Am new to Google Docs, but have to create a cumulative report of comments that are flagged as positive or negative. I have 6 worksheets that ideally would populate to a single report, but I could create 6 individual reports for now.
In the source sheet, ColA is a numeric code identifying the category. Col B is the category description; Col C are the notes from one person; Col D is the code to identify it as positive or negative; Cols E and F are the notes from a 2nd person; G/H from a 3rd, etc.
The report sheet needs to transpose the vertical comments by category with the positive comments for all persons for the first category in Col G, the negative comments for the 1st category in Col H, etc for all 6 categories.
I was able to manually create this report using the following formula to extract the Positive comments from column C:
QUERY(EntrySheet1!C5:D15;"select * where D='P'")
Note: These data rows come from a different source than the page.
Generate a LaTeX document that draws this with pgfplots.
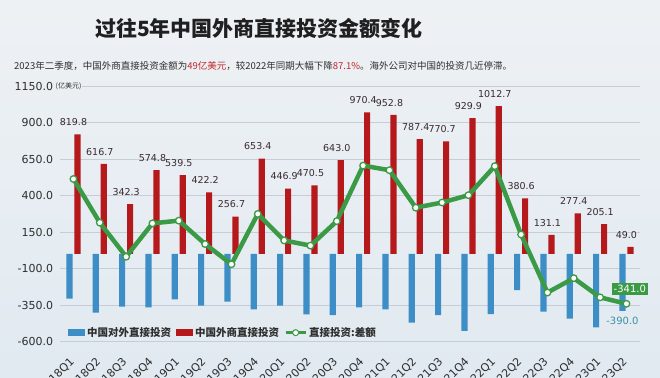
\documentclass[border=0pt]{standalone}
\usepackage{fontspec}
\setmainfont{DejaVu Sans}
\newfontfamily\cjk{Noto Sans CJK SC}
\usepackage{pgfplots}
\usepackage{pgfplotstable}
\pgfplotsset{compat=1.18}
\definecolor{bgtop}{HTML}{EEF1F4}
\definecolor{bgbot}{HTML}{E1EAF1}
\definecolor{bgmid}{HTML}{EBEFF3}
\definecolor{barred}{HTML}{B5191C}
\definecolor{barblue}{HTML}{3D8EC6}
\definecolor{lgreen}{HTML}{3B9A46}
\definecolor{gridc}{HTML}{C6CDD4}
\definecolor{txt}{HTML}{2E2E2E}
\definecolor{lbl}{HTML}{3A2A30}
\definecolor{hl}{HTML}{C0282D}
\definecolor{tealc}{HTML}{3E90A5}

\pgfplotstableread{
i fdi odi net
0 819.8 -306 513.8
1 616.7 -402 214.7
2 342.3 -361 -18.7
3 574.8 -365 209.8
4 539.5 -311 228.5
5 422.2 -354 68.2
6 256.7 -327 -70.3
7 653.4 -379 274.4
8 446.9 -354 92.9
9 470.5 -413 57.5
10 643.0 -418 225.0
11 970.4 -365 605.4
12 952.8 -379 573.8
13 787.4 -470 317.4
14 770.7 -418 352.7
15 929.9 -527 402.9
16 1012.7 -411 601.7
17 380.6 -247 133.6
18 131.1 -395 -263.9
19 277.4 -443 -165.6
20 205.1 -502 -296.9
21 49.0 -390 -341.0
}\data

\begin{document}
\begin{tikzpicture}[x=1pt,y=1pt]
\useasboundingbox (0,0) rectangle (660,377);
\shade[top color=bgtop, bottom color=bgbot] (0,0) rectangle (660,377);
\node[font=\cjk\bfseries\fontsize{21}{24}\selectfont, text=black!88] at (259,349) {过往5年中国外商直接投资金额变化};
\node[anchor=west, font=\cjk\fontsize{9.5}{11}\selectfont, text=txt, inner sep=0pt] at (14,311) {2023年二季度，中国外商直接投资金额为\textcolor{hl}{49亿美元}，较2022年同期大幅下降\textcolor{hl}{87.1\%}。海外公司对中国的投资几近停滞。};
\begin{axis}[
  at={(60.3pt,35.4pt)}, anchor=south west,
  scale only axis, width=579.3pt, height=255.5pt,
  xmin=-0.5, xmax=21.5, ymin=-600, ymax=1150,
  axis line style={draw=none},
  major tick length=0pt,
  ymajorgrids, grid style={gridc, line width=0.8pt},
  ytick={-600,-350,...,1150},
  yticklabel style={inner sep=0pt, anchor=east, xshift=-7pt, font=\fontsize{11}{13}\selectfont, text=txt},
  /pgf/number format/.cd, fixed, fixed zerofill, precision=1, 1000 sep={}, assume math mode=true,
  /pgfplots/.cd,
  xtick={0,...,21},
  xticklabels={2018Q1,2018Q2,2018Q3,2018Q4,2019Q1,2019Q2,2019Q3,2019Q4,2020Q1,2020Q2,2020Q3,2020Q4,2021Q1,2021Q2,2021Q3,2021Q4,2022Q1,2022Q2,2022Q3,2022Q4,2023Q1,2023Q2},
  xticklabel style={xshift=-1pt, yshift=-18pt, rotate=45, anchor=east, inner sep=0pt, font=\fontsize{11}{13}\selectfont, text=txt},
  legend style={at={(0.008,0.035)}, anchor=west, draw=none, fill=none, legend columns=3,
    font=\cjk\bfseries\fontsize{10.5}{12}\selectfont, text=txt,
    /tikz/every even column/.append style={column sep=3pt}},
  clip=false,
]
\addplot[ybar, bar width=6.2pt, bar shift=-4pt, fill=barblue, draw=none,
  legend image code/.code={\fill[barblue] (0pt,-3.5pt) rectangle (17pt,3.5pt);}]
  table[x=i, y=odi] {\data};
\addlegendentry{中国对外直接投资}
\addplot[ybar, bar width=6.2pt, bar shift=4pt, fill=barred, draw=none,
  legend image code/.code={\fill[barred] (0pt,-3.5pt) rectangle (17pt,3.5pt);}]
  table[x=i, y=fdi] {\data};
\addlegendentry{中国外商直接投资}
\addplot[lgreen, line width=4.5pt, mark=*, mark size=3.3pt,
  mark options={fill=white, draw=lgreen, line width=1.3pt},
  legend image code/.code={\draw[lgreen, line width=3pt] (0pt,0pt) -- (20pt,0pt); \draw[lgreen, fill=white, line width=1pt] (10pt,0pt) circle (3pt);}]
  table[x=i, y=net] {\data};
\addlegendentry{直接投资:差额}
\addplot[only marks, mark=none, nodes near coords={\pgfmathprintnumber[fixed,fixed zerofill,precision=1,1000 sep={}]{\pgfplotspointmeta}},
  nodes near coords style={anchor=south, yshift=8pt, xshift=0pt, font=\fontsize{9.5}{11}\selectfont, text=lbl, inner sep=0.5pt},
  point meta=explicit]
  table[x=i, y=fdi, meta=fdi] {\data};
\node[fill=lgreen, text=white, font=\fontsize{10}{12}\selectfont, inner sep=2pt, anchor=south] at (axis cs:21.13,-341) [yshift=9pt] {-341.0};
\node[text=tealc, font=\fontsize{10}{12}\selectfont, anchor=north, inner sep=0pt] at (axis cs:20.85,-390) [yshift=-6pt] {-390.0};
\node[anchor=west, fill=bgmid, inner sep=1pt, font=\cjk\fontsize{7}{8}\selectfont, text=txt] at (axis cs:-0.72,1150) {(亿美元)};
\end{axis}
\end{tikzpicture}
\end{document}
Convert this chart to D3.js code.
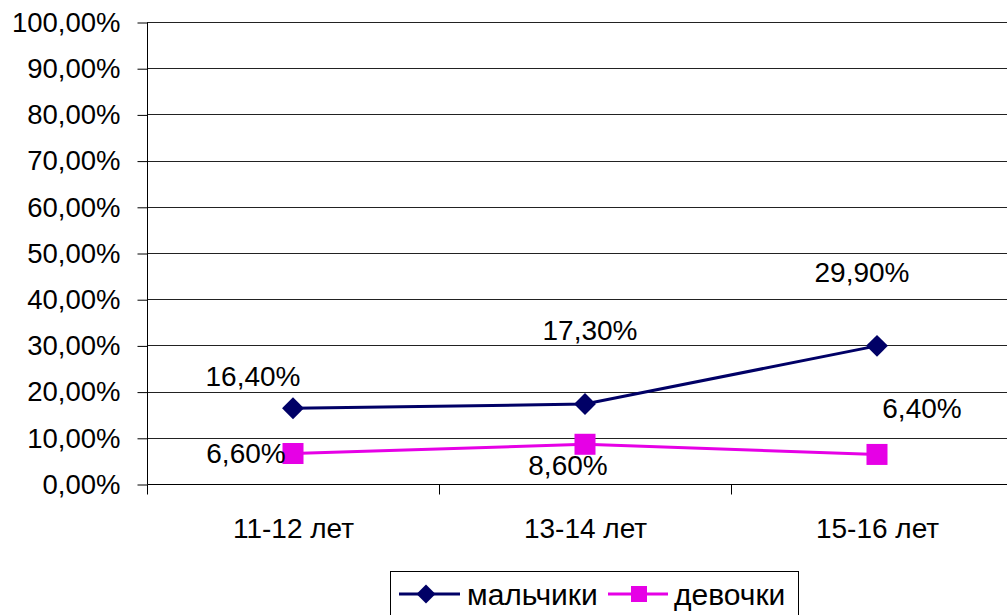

But, it's pretty tedious to copy the formula laterally and vertically to accommodate all 6 categories and all 6 note takers.
So, my questions are whether or not there is an easier way to extract the information the way I need to report it. Also, is there a way to use something like Excel's Indirect function where I could use the concatenate function to build the formulas and the Indirect to evaluate that function. My thought here is that I could have an entry cell where I would identify which cumulative report I wanted to view by simply updating the cell. An alternative would be to load the data into an array and use a script to populate a static cumulative report. Real-time updating with formulas would be ideal, but creating a static report that is created from a script is acceptable. My biggest concern is the manual effort to update the formulas since they are sheet specific.
Use Google Spreadsheet INDIRECT function.
See the Google spreadsheets function list:
INDIRECT(reference)
Returns the reference specified by a text string. This function can also be used to
return the area of a corresponding string. Reference is a reference to a cell or an
area (in text form) for which to return the contents.
You might be able to feed the results of indirect into your query.